Huawei invites detained former employee to sue

03 December 2019

Telecom giant Huawei has urged former employee, Li Hongyuan, who was detained in Shenzhen for eight months on extortion charges, to sue the company if he feels his rights have been violated.

In a statement issued on Monday evening, the company told The Paper that it has the right and the responsibility to report any suspected illegal activities to the authorities and that Huawei encouraged Li to use any and all legal measures, including suing the company, in order to safeguard his own rights.

Li’s wife told The Paper however that they had no immediate plans to sue Huawei and just wanted an apology.

Huawei has faced widespread criticism on social media in China for its handling of the Li Hongyuan case and its statement on Monday has not improved its image. Much of the online criticism has now been deleted by the censors.
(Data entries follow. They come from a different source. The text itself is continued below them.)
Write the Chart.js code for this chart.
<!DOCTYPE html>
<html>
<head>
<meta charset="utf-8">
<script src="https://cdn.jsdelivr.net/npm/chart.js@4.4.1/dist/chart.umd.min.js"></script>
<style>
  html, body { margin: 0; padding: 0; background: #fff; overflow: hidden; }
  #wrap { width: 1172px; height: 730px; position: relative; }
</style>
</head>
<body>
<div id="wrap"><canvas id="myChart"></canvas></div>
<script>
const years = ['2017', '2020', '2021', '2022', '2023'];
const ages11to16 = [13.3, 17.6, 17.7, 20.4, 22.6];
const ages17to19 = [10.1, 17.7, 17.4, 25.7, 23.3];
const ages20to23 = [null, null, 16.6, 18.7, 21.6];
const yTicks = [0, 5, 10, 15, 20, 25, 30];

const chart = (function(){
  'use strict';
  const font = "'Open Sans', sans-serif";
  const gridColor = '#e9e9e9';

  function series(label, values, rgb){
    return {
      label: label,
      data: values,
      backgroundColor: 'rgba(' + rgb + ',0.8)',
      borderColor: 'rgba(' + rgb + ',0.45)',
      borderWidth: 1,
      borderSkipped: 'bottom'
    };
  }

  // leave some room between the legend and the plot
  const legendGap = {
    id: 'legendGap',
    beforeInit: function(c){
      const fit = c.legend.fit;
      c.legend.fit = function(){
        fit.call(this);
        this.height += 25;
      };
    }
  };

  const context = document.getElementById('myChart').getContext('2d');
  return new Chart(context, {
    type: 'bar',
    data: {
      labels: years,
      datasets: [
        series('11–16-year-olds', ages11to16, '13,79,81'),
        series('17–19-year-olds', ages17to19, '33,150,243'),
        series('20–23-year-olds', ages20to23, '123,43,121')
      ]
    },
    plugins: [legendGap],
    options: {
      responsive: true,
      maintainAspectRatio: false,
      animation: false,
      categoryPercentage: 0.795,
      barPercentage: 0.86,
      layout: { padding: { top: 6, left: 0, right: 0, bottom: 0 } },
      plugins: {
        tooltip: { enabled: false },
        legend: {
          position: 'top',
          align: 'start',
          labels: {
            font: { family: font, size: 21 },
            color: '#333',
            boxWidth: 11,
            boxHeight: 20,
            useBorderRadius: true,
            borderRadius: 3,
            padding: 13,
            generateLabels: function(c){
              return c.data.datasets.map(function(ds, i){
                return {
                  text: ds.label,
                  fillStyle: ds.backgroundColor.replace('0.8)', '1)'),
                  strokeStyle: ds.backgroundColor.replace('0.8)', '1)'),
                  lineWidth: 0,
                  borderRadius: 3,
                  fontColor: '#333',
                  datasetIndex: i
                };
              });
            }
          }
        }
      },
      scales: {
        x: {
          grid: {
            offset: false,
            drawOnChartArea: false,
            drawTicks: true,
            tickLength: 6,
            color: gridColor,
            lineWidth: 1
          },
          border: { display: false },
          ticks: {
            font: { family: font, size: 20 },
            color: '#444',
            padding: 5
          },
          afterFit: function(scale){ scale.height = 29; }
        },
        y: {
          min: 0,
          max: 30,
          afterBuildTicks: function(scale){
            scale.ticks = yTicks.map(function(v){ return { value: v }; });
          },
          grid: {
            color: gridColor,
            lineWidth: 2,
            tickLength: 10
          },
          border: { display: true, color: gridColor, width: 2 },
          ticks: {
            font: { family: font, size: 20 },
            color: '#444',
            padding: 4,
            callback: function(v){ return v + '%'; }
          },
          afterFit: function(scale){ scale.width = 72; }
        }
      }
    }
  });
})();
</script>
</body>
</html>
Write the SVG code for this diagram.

Huawei and other major technology companies were already under fire for promoting the so-called 996 work culture that forces employees to work excessively long hours, and this latest incident has only reconfirmed existing opinions about the abusive work practices of these corporations.

Li Hongyuan’s ordeal began in early 2018 when Huawei decided not to renew his employment contract. Li, who had been working for the company and its subsidiaries for 12 years, negotiated a mutually agreed severance package of around 300,000 yuan after tax.

The settlement was paid through a private account rather than a corporate account. This was queried by Li at the time but he was not given a satisfactory explanation and he assumed it was some kind of tax dodge. Li then asked for his 200,000 yuan year-end bonus to be paid but the company reportedly refused on the grounds of poor performance.

Soon afterwards, in December 2018, Huawei reported Li to the Shenzhen police and he was arrested. Li was initially accused of leaking confidential company material but was later accused of extortion. He was eventually released after 251 days in detention because of “unclear criminal facts and insufficient evidence,” according to court documents that Li posted online.

Huawei has used a heavy-handed approach to employee relations for many years now. In 2007, for example, the company forced thousands of long-term employees to resign and re-join the company on short-term contracts so that it would not be bound by the unlimited contract provisions of the Labour Contract Law due to go into effect the following year.

Around the same time, there was a rash of suicides or unexplained deaths at the company which gave rise to criticism of Huawei’s so-called “wolf culture,” which encouraged employees to dedicate all their energy to the benefit of the company.

Huawei employees are undoubtedly very well paid but clearly the cost for many employees is too high. For Li Hongyuan, the intense pressure generated by the case has reportedly now forced him to leave Shenzhen and return to his home town.